Abstract
The Fort Ontario Emergency Refugee Shelter at Fort Ontario was a War Relocation Authority program founded in 1944 with the goal of temporarily sheltering victims of the Holocaust. In August of 1944, 982 refugees were ferried to Fort Ontario where they would be temporarily housed for an indiscriminate amount of time. The refugees stayed at Fort Ontario for a total of 18 months.
Scope and Content
This collection includes almost a full set of the Ontario Chronicle, the weekly shelter newspaper started by the refugees. The refugees also put together a collection of folk tales, titled “Tales from Many Lands” which is highlighted in the collection. Additionally included are letters to and from influential figures including Edwin Waterbury and Joseph Smart, as well as political documents related to the shelter. Five scrapbooks are in the collection. Four are collections of newspaper clippings regarding the refugees, sourced nationally. The last is a scrapbook put together by the SUNY Oswego Social Pathology class of 1944.
Biography/Historical
The Fort Ontario Emergency Refugee Shelter at Fort Ontario was a War Relocation Authority program founded in 1944 with the goal of temporarily sheltering victims of the Holocaust. In August of 1944, 982 refugees were ferried to Fort Ontario where they would be temporarily housed for an indiscriminate amount of time. Prior to the arrival of the refugees, Fort Ontario had been abandoned by the army and stood as an unoccupied military facility.

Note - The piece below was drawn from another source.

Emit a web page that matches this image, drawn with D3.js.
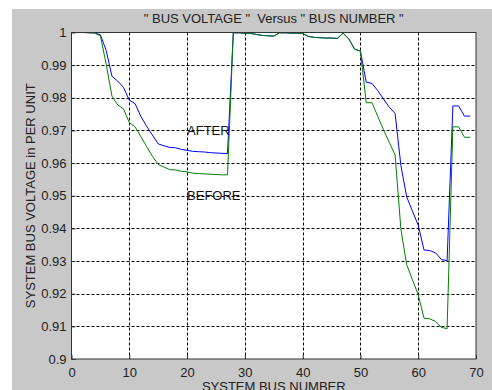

Upon arriving in Oswego, the refugees were immediately put off by the barbed wire fence surrounding the camp. Although promised freedom from prosecution, the refugees were still not fully free. Internment did not grant the refugees citizenship nor visas, and at first they were not allowed to leave the confines of the shelter. 982 people were left in a state of limbo, unable to continue their lives for the foreseeable future.
The refugees still made the best of their interim living situation. A weekly shelter newspaper was started, the Ontario Chronicle. Artists continued to make art. The youth at the camp were enrolled in local schools for the first time since the beginning of the war, and thousands of visitors poured into the shelter to meet the new residents.
The shelter officially closed in February 1946, nine months after Germany surrendered in May of 1945. The majority of the refugees chose to apply for citizenship and stayed in the United States. Some returned to Europe to track down family or perhaps to return to their old lives.
The exact acquisition information for the majority of this collection is unknown. It is believed that a large portion of the original collection between 1944 and 1946 is from Edwin M. Waterbury’s personal collection. This collection is expected to expand, and OCHS is actively seeking out additions to the collection as new information becomes available.